Revista Capital

rodrigo delaveau96x96

Una de las diferencias más perceptibles para cualquiera que haya viajado –y manejado– en EE.UU. son aquellas relativas al disco pare y a la luz roja. En Chile, existiendo un cruce vehicular de cuatro esquinas, dos de ellas tienen disco pare y las otras dos no: en esa lógica los que vienen por una determinada calle siempre pasarán, y los otros dos nunca podrán pasar sino hasta no venga algún vehículo por la otra vía. Igualmente, en nuestro país no es posible virar a la derecha en una luz roja sino mediante un cartel que expresamente autorice el viraje. En EE.UU., en cambio en un cruce de cuatro esquinas, todas ellas tienen disco pare, y deben pasar en estricto orden de llegada al cruce. En tanto, con relación a luz roja, en ellas siempre es posible virar a la derecha, salvo cuando esté prohibido.

Estas dos simples reglas revelan parte importante de la idiosincrasia subyacente, o al menos de la menor o mayor asentamiento de la idea de libertad responsable de ambos pueblos.
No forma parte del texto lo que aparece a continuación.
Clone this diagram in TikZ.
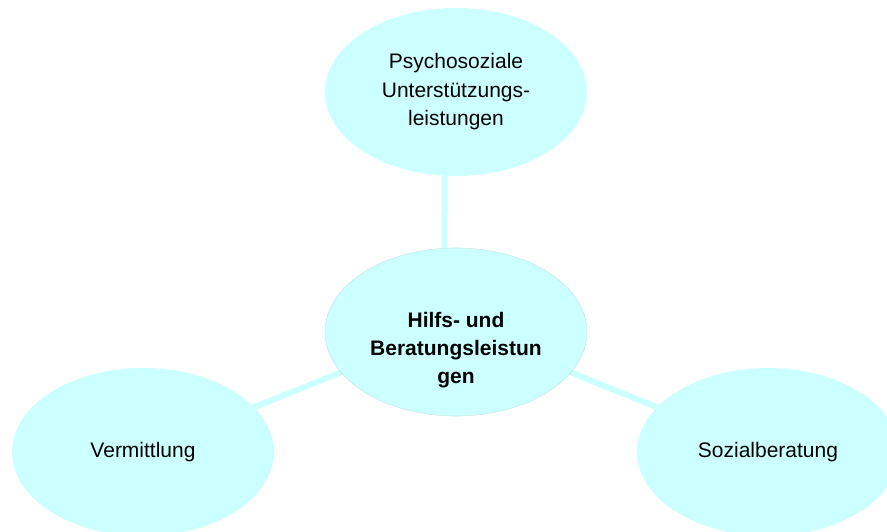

Y claro, tener disco pares en dos de las cuatro esquinas de un cruce implica que la autoridad determina ex ante que algunos siempre pasarán y los otros siempre pararán... a menos que nadie más venga por la otra vía. Esto hace que los que enfrentan una esquina que no tenga disco pare ni siquiera les importe o preocupe los otros, ya que ellos siempre tendrán preferencia; y los que enfrenten el disco pare tendrán que esperar una eternidad, pues sólo pueden hacerlo cuando no venga nadie. La regla americana en cambio, exige mayor precaución inicial ya que asume que todo el que enfrente un cruce debe detenerse, pero tiene la certeza de que en algún momento le tocará pasar. Esta regla es más respetuosa del orden de llegada, pero exige una gran cuota de responsabilidad: al llegar al cruce se debe estar pendiente del resto, de manera que cada uno cruce en el orden que llegaron al disco pare.

La segunda de las reglas, es aún más simple: cada vez que enfrente una luz roja, puede virar a la derecha sin necesidad que alguien deba autorizarlo para ello. Al igual que la regla del disco pare, ello no sólo exige responsabilidad individual, ya que implica estar pendiente de quien viene, aun cuando se esté en luz roja, sino que trae externalidades positivas en cuanto a que se reduce la congestión colectiva en el caso de que se enfrente una luz roja y no venga ningún auto por la izquierda con luz verde.

Lo anterior refleja una aproximación a determinados temas que no hemos podido resolver con equilibrio: se da la sensación de que la única manera de enfrentar los problemas es con más leyes donde el Estado determine de antemano quién pasa y quién no; o bien que le impida virar aun cuando no venga nadie. A lo anterior, entonces, nacerá la tentación de otros de resistir toda regla y sentido de autoridad, ya que asimilan orden y respeto con dictadura o fascismo. Ello da cuenta de que el problema puede estar en parte en la ley, y en parte en la realidad a la que se aplica.

Necesitamos comprender que la vida en sociedad requiere reglas no por escrupulosidad regulatoria, sino precisamente porque se necesita resguardad la libertad. No hay democracia sin orden y respeto. Y como hemos perdido el orden y el respeto, en realidad estamos autominando la democracia, echándole la culpa a la desigualdad. Ello es doblemente destructivo, porque la repugnancia a la falta de igualdad pareciera no fundarse en la preocupación del sufrimiento del más débil, sino más bien en el odio y en la envidia del que tiene más. Ahí radica nuestro verdadero problema: por eso seguiremos estacionándonos en los cupos de minusválidos porque no hay más disponibles, o bloqueando a los que señalizan para adelantar porque voy apurado, consumiendo sin pagar dentro del supermercado porque nadie me ha visto, tirando papeles por la ventana porque otros lo hacen, expresando triunfos o derrotas quemando micros porque nadie me castiga; desconociendo los derechos y la dignidad de los trabajadores por "vacíos legales", ignorando el dolor de los que sufren porque yo también sufro, ingresando ilegalmente a un estadio porque las entradas están muy caras, o queriendo todo gratis sin esfuerzo porque otros han tenido más suerte, ya que la solución a todo estaría –finalmente– en bajar al otro de los patines. Irónicamente, no hay nada tan antidemocrático como la igualdad pura, ya que ésta no acepta diferencias, aun las accidentales.